### WHAT THE EXERCISE ASKS
Repeat, exactly and completely, the material that follows. Omit the pictures.

### DATASET EXCERPT
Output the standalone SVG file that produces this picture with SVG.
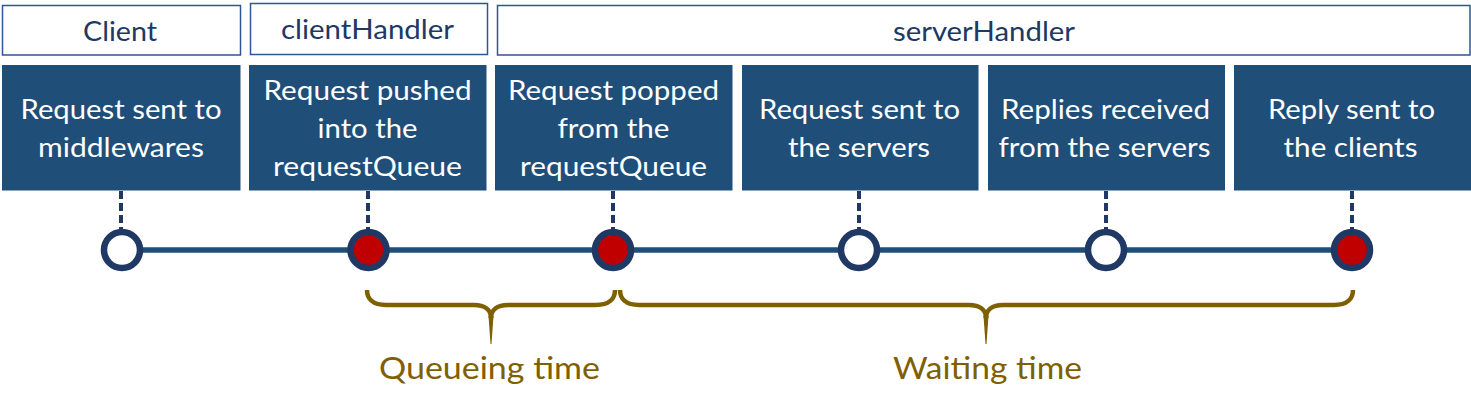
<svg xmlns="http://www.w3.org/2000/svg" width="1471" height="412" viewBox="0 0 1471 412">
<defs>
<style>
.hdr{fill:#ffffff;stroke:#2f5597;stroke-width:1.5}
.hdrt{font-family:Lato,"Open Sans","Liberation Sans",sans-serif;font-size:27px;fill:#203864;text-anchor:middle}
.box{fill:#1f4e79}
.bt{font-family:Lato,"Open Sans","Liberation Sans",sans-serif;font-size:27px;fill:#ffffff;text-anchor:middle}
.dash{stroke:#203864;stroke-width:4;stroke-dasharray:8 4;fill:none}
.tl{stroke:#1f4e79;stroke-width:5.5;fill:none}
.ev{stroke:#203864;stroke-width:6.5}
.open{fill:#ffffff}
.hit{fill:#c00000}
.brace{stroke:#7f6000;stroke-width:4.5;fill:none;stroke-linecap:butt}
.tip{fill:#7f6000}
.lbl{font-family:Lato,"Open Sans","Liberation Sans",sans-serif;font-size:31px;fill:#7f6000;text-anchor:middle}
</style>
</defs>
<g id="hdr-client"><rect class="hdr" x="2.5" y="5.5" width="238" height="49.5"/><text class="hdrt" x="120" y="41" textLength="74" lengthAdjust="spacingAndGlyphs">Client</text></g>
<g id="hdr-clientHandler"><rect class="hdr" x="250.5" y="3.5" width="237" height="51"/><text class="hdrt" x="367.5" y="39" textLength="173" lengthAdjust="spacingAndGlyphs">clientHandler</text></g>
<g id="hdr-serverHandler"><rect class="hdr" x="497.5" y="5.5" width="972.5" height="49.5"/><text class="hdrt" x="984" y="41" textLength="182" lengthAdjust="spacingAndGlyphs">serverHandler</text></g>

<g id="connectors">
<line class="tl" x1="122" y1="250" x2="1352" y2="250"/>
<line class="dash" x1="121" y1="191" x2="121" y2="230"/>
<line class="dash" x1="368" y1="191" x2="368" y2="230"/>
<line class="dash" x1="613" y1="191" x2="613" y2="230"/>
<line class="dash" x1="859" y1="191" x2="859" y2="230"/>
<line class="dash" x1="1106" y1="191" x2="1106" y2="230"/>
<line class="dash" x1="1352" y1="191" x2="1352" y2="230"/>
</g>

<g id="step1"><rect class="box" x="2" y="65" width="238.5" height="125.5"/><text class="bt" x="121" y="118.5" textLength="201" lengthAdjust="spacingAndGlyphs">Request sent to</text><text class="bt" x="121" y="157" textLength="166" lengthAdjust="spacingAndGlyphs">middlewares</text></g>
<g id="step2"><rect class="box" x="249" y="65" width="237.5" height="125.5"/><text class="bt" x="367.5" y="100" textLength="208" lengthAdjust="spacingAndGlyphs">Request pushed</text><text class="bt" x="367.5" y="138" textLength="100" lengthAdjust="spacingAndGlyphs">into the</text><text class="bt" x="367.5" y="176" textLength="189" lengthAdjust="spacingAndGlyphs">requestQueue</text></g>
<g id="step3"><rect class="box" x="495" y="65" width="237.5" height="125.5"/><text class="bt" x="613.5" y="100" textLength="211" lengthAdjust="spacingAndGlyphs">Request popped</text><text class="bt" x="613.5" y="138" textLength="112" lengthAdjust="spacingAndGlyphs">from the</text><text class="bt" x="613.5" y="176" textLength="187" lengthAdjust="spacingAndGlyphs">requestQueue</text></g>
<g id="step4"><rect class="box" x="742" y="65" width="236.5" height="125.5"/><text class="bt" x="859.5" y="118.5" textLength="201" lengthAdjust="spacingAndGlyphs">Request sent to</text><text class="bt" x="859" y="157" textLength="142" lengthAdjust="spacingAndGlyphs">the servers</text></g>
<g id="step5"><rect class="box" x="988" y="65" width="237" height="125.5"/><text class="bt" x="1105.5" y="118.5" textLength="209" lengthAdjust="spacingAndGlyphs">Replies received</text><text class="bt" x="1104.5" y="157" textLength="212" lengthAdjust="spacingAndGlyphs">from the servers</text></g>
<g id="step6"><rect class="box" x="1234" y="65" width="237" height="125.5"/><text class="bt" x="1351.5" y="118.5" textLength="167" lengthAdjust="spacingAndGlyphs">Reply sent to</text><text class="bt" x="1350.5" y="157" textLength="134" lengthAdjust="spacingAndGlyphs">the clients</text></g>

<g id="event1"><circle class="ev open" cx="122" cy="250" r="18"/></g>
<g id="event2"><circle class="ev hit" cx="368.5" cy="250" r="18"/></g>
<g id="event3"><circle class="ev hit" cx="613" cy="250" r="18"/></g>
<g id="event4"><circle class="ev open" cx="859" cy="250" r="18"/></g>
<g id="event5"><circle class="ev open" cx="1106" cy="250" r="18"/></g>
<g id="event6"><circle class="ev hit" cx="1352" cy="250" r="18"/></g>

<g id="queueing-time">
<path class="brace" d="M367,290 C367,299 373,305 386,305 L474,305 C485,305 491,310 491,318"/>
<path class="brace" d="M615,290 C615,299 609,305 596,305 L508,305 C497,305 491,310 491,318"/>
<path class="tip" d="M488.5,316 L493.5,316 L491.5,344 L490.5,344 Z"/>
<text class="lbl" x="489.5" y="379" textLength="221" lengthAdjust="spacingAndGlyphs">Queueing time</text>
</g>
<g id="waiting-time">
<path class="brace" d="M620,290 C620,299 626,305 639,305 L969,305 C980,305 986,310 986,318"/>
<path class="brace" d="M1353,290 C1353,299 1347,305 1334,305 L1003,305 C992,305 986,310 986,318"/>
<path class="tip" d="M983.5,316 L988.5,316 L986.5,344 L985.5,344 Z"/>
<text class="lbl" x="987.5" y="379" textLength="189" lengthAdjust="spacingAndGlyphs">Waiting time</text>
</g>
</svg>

### CORRECT ANSWER
Output the standalone SVG file that produces this picture with SVG.
<svg xmlns="http://www.w3.org/2000/svg" width="1471" height="412" viewBox="0 0 1471 412">
<defs>
<style>
.hdr{fill:#ffffff;stroke:#2f5597;stroke-width:1.5}
.hdrt{font-family:Lato,"Open Sans","Liberation Sans",sans-serif;font-size:27px;fill:#203864;text-anchor:middle}
.box{fill:#1f4e79}
.bt{font-family:Lato,"Open Sans","Liberation Sans",sans-serif;font-size:27px;fill:#ffffff;text-anchor:middle}
.dash{stroke:#203864;stroke-width:4;stroke-dasharray:8 4;fill:none}
.tl{stroke:#1f4e79;stroke-width:5.5;fill:none}
.ev{stroke:#203864;stroke-width:6.5}
.open{fill:#ffffff}
.hit{fill:#c00000}
.brace{stroke:#7f6000;stroke-width:4.5;fill:none;stroke-linecap:butt}
.tip{fill:#7f6000}
.lbl{font-family:Lato,"Open Sans","Liberation Sans",sans-serif;font-size:31px;fill:#7f6000;text-anchor:middle}
</style>
</defs>
<g id="hdr-client"><rect class="hdr" x="2.5" y="5.5" width="238" height="49.5"/><text class="hdrt" x="120" y="41" textLength="74" lengthAdjust="spacingAndGlyphs">Client</text></g>
<g id="hdr-clientHandler"><rect class="hdr" x="250.5" y="3.5" width="237" height="51"/><text class="hdrt" x="367.5" y="39" textLength="173" lengthAdjust="spacingAndGlyphs">clientHandler</text></g>
<g id="hdr-serverHandler"><rect class="hdr" x="497.5" y="5.5" width="972.5" height="49.5"/><text class="hdrt" x="984" y="41" textLength="182" lengthAdjust="spacingAndGlyphs">serverHandler</text></g>

<g id="connectors">
<line class="tl" x1="122" y1="250" x2="1352" y2="250"/>
<line class="dash" x1="121" y1="191" x2="121" y2="230"/>
<line class="dash" x1="368" y1="191" x2="368" y2="230"/>
<line class="dash" x1="613" y1="191" x2="613" y2="230"/>
<line class="dash" x1="859" y1="191" x2="859" y2="230"/>
<line class="dash" x1="1106" y1="191" x2="1106" y2="230"/>
<line class="dash" x1="1352" y1="191" x2="1352" y2="230"/>
</g>

<g id="step1"><rect class="box" x="2" y="65" width="238.5" height="125.5"/><text class="bt" x="121" y="118.5" textLength="201" lengthAdjust="spacingAndGlyphs">Request sent to</text><text class="bt" x="121" y="157" textLength="166" lengthAdjust="spacingAndGlyphs">middlewares</text></g>
<g id="step2"><rect class="box" x="249" y="65" width="237.5" height="125.5"/><text class="bt" x="367.5" y="100" textLength="208" lengthAdjust="spacingAndGlyphs">Request pushed</text><text class="bt" x="367.5" y="138" textLength="100" lengthAdjust="spacingAndGlyphs">into the</text><text class="bt" x="367.5" y="176" textLength="189" lengthAdjust="spacingAndGlyphs">requestQueue</text></g>
<g id="step3"><rect class="box" x="495" y="65" width="237.5" height="125.5"/><text class="bt" x="613.5" y="100" textLength="211" lengthAdjust="spacingAndGlyphs">Request popped</text><text class="bt" x="613.5" y="138" textLength="112" lengthAdjust="spacingAndGlyphs">from the</text><text class="bt" x="613.5" y="176" textLength="187" lengthAdjust="spacingAndGlyphs">requestQueue</text></g>
<g id="step4"><rect class="box" x="742" y="65" width="236.5" height="125.5"/><text class="bt" x="859.5" y="118.5" textLength="201" lengthAdjust="spacingAndGlyphs">Request sent to</text><text class="bt" x="859" y="157" textLength="142" lengthAdjust="spacingAndGlyphs">the servers</text></g>
<g id="step5"><rect class="box" x="988" y="65" width="237" height="125.5"/><text class="bt" x="1105.5" y="118.5" textLength="209" lengthAdjust="spacingAndGlyphs">Replies received</text><text class="bt" x="1104.5" y="157" textLength="212" lengthAdjust="spacingAndGlyphs">from the servers</text></g>
<g id="step6"><rect class="box" x="1234" y="65" width="237" height="125.5"/><text class="bt" x="1351.5" y="118.5" textLength="167" lengthAdjust="spacingAndGlyphs">Reply sent to</text><text class="bt" x="1350.5" y="157" textLength="134" lengthAdjust="spacingAndGlyphs">the clients</text></g>

<g id="event1"><circle class="ev open" cx="122" cy="250" r="18"/></g>
<g id="event2"><circle class="ev hit" cx="368.5" cy="250" r="18"/></g>
<g id="event3"><circle class="ev hit" cx="613" cy="250" r="18"/></g>
<g id="event4"><circle class="ev open" cx="859" cy="250" r="18"/></g>
<g id="event5"><circle class="ev open" cx="1106" cy="250" r="18"/></g>
<g id="event6"><circle class="ev hit" cx="1352" cy="250" r="18"/></g>

<g id="queueing-time">
<path class="brace" d="M367,290 C367,299 373,305 386,305 L474,305 C485,305 491,310 491,318"/>
<path class="brace" d="M615,290 C615,299 609,305 596,305 L508,305 C497,305 491,310 491,318"/>
<path class="tip" d="M488.5,316 L493.5,316 L491.5,344 L490.5,344 Z"/>
<text class="lbl" x="489.5" y="379" textLength="221" lengthAdjust="spacingAndGlyphs">Queueing time</text>
</g>
<g id="waiting-time">
<path class="brace" d="M620,290 C620,299 626,305 639,305 L969,305 C980,305 986,310 986,318"/>
<path class="brace" d="M1353,290 C1353,299 1347,305 1334,305 L1003,305 C992,305 986,310 986,318"/>
<path class="tip" d="M983.5,316 L988.5,316 L986.5,344 L985.5,344 Z"/>
<text class="lbl" x="987.5" y="379" textLength="189" lengthAdjust="spacingAndGlyphs">Waiting time</text>
</g>
</svg>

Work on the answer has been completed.